Goal:
Extract the lines that hold the string "React".

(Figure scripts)
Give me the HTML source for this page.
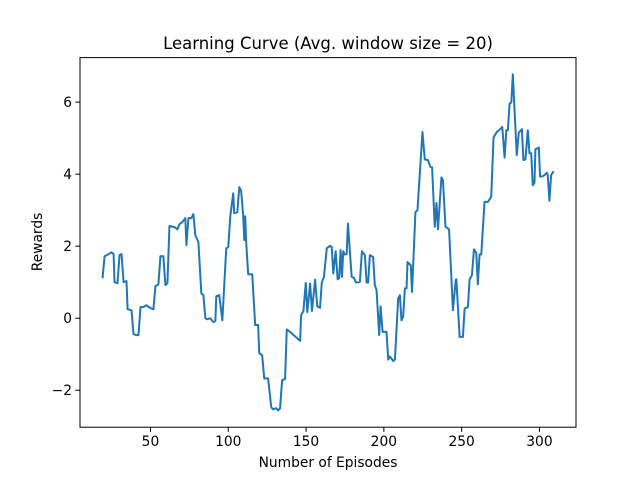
<!DOCTYPE html>
<html><head><meta charset="utf-8"><style>
body{margin:0;background:#fff}
svg{display:block;font-family:"DejaVu Sans","Liberation Sans",sans-serif}
</style></head><body>
<svg id="chart" width="640" height="480">
<rect width="640" height="480" fill="#fff"/>
<text x="328" y="49" font-size="16.5" text-anchor="middle">Learning Curve (Avg. window size = 20)</text>
<text x="328" y="467" font-size="13.8" text-anchor="middle">Number of Episodes</text>
<text x="0" y="0" font-size="13.8" text-anchor="middle" transform="translate(42,242) rotate(-90)">Rewards</text>
<g id="ticks"></g>
<path id="line" fill="none" stroke="#1f77b4" stroke-width="2" stroke-linejoin="round"/>
<rect x="80" y="57.6" width="496" height="369.6" fill="none" stroke="#000" stroke-width="1"/>
</svg>
<script>
const episodes=[19.2,20.5,23.1,25.0,26.3,26.9,28.8,30.1,31.4,32.7,34.6,35.3,37.8,39.1,41.0,42.3,43.6,45.5,47.4,50.0,51.9,53.2,55.1,56.4,58.3,59.6,60.9,62.2,65.4,67.3,68.6,70.5,72.4,73.1,74.4,76.3,77.6,78.8,80.8,82.7,84.0,85.3,86.5,88.5,90.4,91.7,92.3,94.2,96.2,98.7,100.0,101.3,103.2,103.8,105.8,107.1,108.3,109.6,110.3,110.9,111.5,112.8,115.4,117.3,119.2,119.9,121.8,123.1,125.6,127.6,128.8,130.8,132.1,133.3,134.6,136.5,137.6,139.7,144.9,146.2,146.8,148.3,149.8,150.8,152.6,153.8,155.8,157.2,159.0,160.1,161.5,163.3,165.4,166.5,167.5,169.0,170.3,171.3,172.2,173.1,173.9,174.8,176.1,176.9,178.2,179.3,180.8,182.1,184.6,185.9,187.8,188.9,189.9,191.0,193.1,194.2,195.3,197.0,197.9,199.2,201.7,202.8,203.8,206.0,207.1,209.2,210.3,211.3,212.4,213.5,214.6,215.2,217.3,218.1,220.3,221.6,224.8,226.3,228.4,229.9,231.0,232.7,233.8,234.8,237.0,238.0,239.6,241.9,244.4,246.2,246.6,248.7,250.8,251.9,254.0,255.1,256.6,257.9,259.4,260.4,261.5,262.6,264.7,266.9,269.0,270.5,272.6,274.8,276.1,277.6,278.7,279.7,280.8,281.9,282.9,285.4,286.7,288.7,289.7,291.0,292.5,293.6,294.7,295.7,296.8,297.4,299.6,300.4,302.1,303.7,304.7,305.3,306.4,307.5,309.0];
const rewards=[1.11,1.72,1.78,1.83,1.78,1.00,0.97,1.75,1.78,1.00,1.03,0.25,0.22,-0.44,-0.47,-0.47,0.31,0.31,0.36,0.28,0.25,0.89,0.94,1.72,1.72,0.92,0.97,2.56,2.53,2.47,2.61,2.67,2.78,2.03,2.78,2.78,2.89,2.31,2.11,0.69,0.64,0.00,-0.03,0.00,-0.11,-0.08,0.61,0.64,-0.06,1.94,1.97,2.83,3.47,2.92,2.94,3.64,3.53,2.83,2.17,2.83,2.11,1.22,1.22,-0.19,-0.19,-0.97,-1.03,-1.67,-1.67,-2.47,-2.53,-2.50,-2.56,-2.50,-1.72,-1.69,-0.31,-0.38,-0.58,-0.63,0.08,0.20,0.98,0.17,0.96,0.20,1.07,0.33,0.29,0.99,1.15,1.94,2.01,1.98,1.24,1.86,1.08,1.11,1.89,1.15,1.86,1.77,1.78,2.63,1.84,1.15,1.12,0.99,1.01,1.86,1.75,0.99,0.99,1.75,1.70,0.92,0.78,-0.47,0.33,-0.38,-0.38,-1.15,-1.06,-1.19,-1.15,0.55,0.64,-0.06,0.04,0.83,0.83,1.56,1.47,0.73,2.95,3.00,5.17,4.41,4.39,4.20,4.19,2.54,3.20,2.47,3.91,3.83,2.54,2.47,0.22,1.06,1.08,-0.52,-0.52,0.27,0.31,1.08,1.19,1.91,1.81,0.94,1.77,1.77,3.23,3.23,3.37,5.02,5.17,5.25,5.31,4.46,5.22,5.22,5.96,5.99,6.77,4.53,5.15,5.25,4.39,4.41,5.22,4.58,4.58,3.69,3.76,4.69,4.74,3.93,3.94,3.99,4.04,3.99,3.26,3.97,4.08];
const xTicks=[50,100,150,200,250,300];
const yTicks=[-2,0,2,4,6];

const L=80,R=576,T=57.6,B=427.2;
const xmin0=Math.min(...episodes),xmax0=Math.max(...episodes);
const ymin0=Math.min(...rewards),ymax0=Math.max(...rewards);
const xm=(xmax0-xmin0)*0.05,ym=(ymax0-ymin0)*0.05;
const xmin=xmin0-xm,xmax=xmax0+xm,ymin=ymin0-ym,ymax=ymax0+ym;
const xs=v=>L+(v-xmin)/(xmax-xmin)*(R-L);
const ys=v=>B-(v-ymin)/(ymax-ymin)*(B-T);

let d='';
episodes.forEach((e,i)=>{d+=(i?'L':'M')+xs(e).toFixed(2)+','+ys(rewards[i]).toFixed(2);});
document.getElementById('line').setAttribute('d',d);

const NS='http://www.w3.org/2000/svg';
const g=document.getElementById('ticks');
xTicks.forEach(t=>{
  const x=xs(t);
  const ln=document.createElementNS(NS,'line');
  ln.setAttribute('x1',x);ln.setAttribute('x2',x);ln.setAttribute('y1',B);ln.setAttribute('y2',B+4.7);
  ln.setAttribute('stroke','#000');
  
  
  g.appendChild(ln);
  const tx=document.createElementNS(NS,'text');
  tx.setAttribute('x',x);tx.setAttribute('y',B+19);tx.setAttribute('font-size','13.8');tx.setAttribute('text-anchor','middle');
  tx.textContent=String(t);
  
  
  g.appendChild(tx);
});
yTicks.forEach(t=>{
  const y=ys(t);
  const ln=document.createElementNS(NS,'line');
  ln.setAttribute('x1',L-4.7);ln.setAttribute('x2',L);ln.setAttribute('y1',y);ln.setAttribute('y2',y);
  ln.setAttribute('stroke','#000');
  
  
  g.appendChild(ln);
  const tx=document.createElementNS(NS,'text');
  tx.setAttribute('x',L-8);tx.setAttribute('y',y+4.8);tx.setAttribute('font-size','13.8');tx.setAttribute('text-anchor','end');
  tx.textContent=(t<0?'\u2212':'')+Math.abs(t);
  
  
  g.appendChild(tx);
});
</script>
</body></html>
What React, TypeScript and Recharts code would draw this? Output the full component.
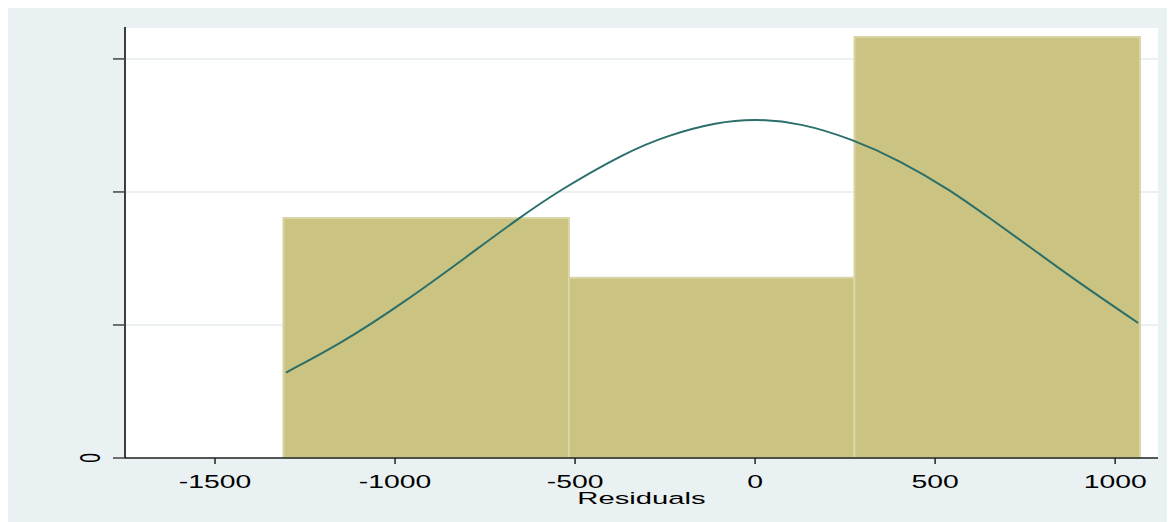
import React from "react";
import {
  ComposedChart,
  Line,
  XAxis,
  YAxis,
  CartesianGrid,
  ReferenceArea,
} from "recharts";

// Histogram bins (residuals) and their densities
const binStarts = [-1310, -517, 276];
const binEnds = [-517, 276, 1069];
const binDensity = [0.000361, 0.000271, 0.000633];

// Normal density overlay
const curveX = [-1303, -1150, -972, -800, -658, -542, -361, -244, -106, 0, 125, 272, 403, 542, 653, 764, 903, 1064];
const curveY = [
  0.0001285, 0.000172, 0.000235, 0.000303, 0.00036, 0.000403, 0.000459, 0.000485, 0.000505, 0.00051,
  0.000504, 0.000479, 0.000447, 0.000403, 0.00036, 0.000317, 0.000262, 0.000203,
];

const xTicks = [-1500, -1000, -500, 0, 500, 1000];
const yTicks = [0, 0.0002, 0.0004, 0.0006];

const curveData = curveX.map((x, i) => ({ x, y: curveY[i] }));

const FONT = "'Liberation Sans', Arial, Helvetica, sans-serif";

const XTick = (props: any) => {
  const { x, y, payload } = props;
  return (
    <g transform={`translate(${x},${y + 22})`}>
      <text
        transform="scale(1.62,1)"
        textAnchor="middle"
        fontFamily={FONT}
        fontSize={17.5}
        fill="#000"
      >
        {payload.value}
      </text>
    </g>
  );
};

const YTick = (props: any) => {
  const { y, payload } = props;
  if (payload.value !== 0) return null;
  return (
    <g transform={`translate(${90 - 8},${y})`}>
      <text
        transform="rotate(-90) scale(1,1.7)"
        textAnchor="middle"
        dominantBaseline="central"
        fontFamily={FONT}
        fontSize={17.5}
        fill="#000"
      >
        0
      </text>
    </g>
  );
};

const XLabel = (props: any) => {
  const { viewBox } = props;
  const cx = viewBox.x + viewBox.width / 2;
  const cy = viewBox.y + 46;
  return (
    <g transform={`translate(${cx},${cy})`}>
      <text
        transform="scale(1.72,1)"
        textAnchor="middle"
        fontFamily={FONT}
        fontSize={17}
        fill="#000"
      >
        Residuals
      </text>
    </g>
  );
};

export default function App() {
  return (
    <div style={{ width: 1167, height: 514, background: "#EAF1F3" }}>
      <ComposedChart
        width={1167}
        height={514}
        data={curveData}
        margin={{ top: 19, right: 17, left: 0, bottom: 0 }}
      >
        <CartesianGrid
          vertical={false}
          horizontal={true}
          stroke="#EAF1F3"
          strokeWidth={2}
          fill="#ffffff"
          fillOpacity={1}
        />
        <XAxis
          type="number"
          dataKey="x"
          domain={[-1750, 1119]}
          ticks={xTicks}
          allowDataOverflow
          height={64}
          tickSize={6}
          tick={<XTick />}
          tickLine={{ stroke: "#222", strokeWidth: 1.5 }}
          axisLine={{ stroke: "#222", strokeWidth: 1.5 }}
          label={<XLabel />}
          interval={0}
        />
        <YAxis
          type="number"
          domain={[0, 0.000648]}
          ticks={yTicks}
          allowDataOverflow
          width={117}
          tickSize={12}
          tick={<YTick />}
          tickLine={{ stroke: "#444", strokeWidth: 1.5 }}
          axisLine={{ stroke: "#000", strokeWidth: 1.5 }}
          interval={0}
        />
        {binStarts.map((s, i) => (
          <ReferenceArea
            key={i}
            x1={s}
            x2={binEnds[i]}
            y1={0}
            y2={binDensity[i]}
            fill="#CBC382"
            fillOpacity={1}
            stroke="#DAD5A6"
            strokeWidth={2}
            strokeOpacity={1}
            ifOverflow="visible"
          />
        ))}
        <Line
          type="basis"
          dataKey="y"
          stroke="#2A6F69"
          strokeWidth={2}
          dot={false}
          activeDot={false}
          isAnimationActive={false}
        />
      </ComposedChart>
    </div>
  );
}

Complete answer:
What React, TypeScript and Recharts code would draw this? Output the full component.
import React from "react";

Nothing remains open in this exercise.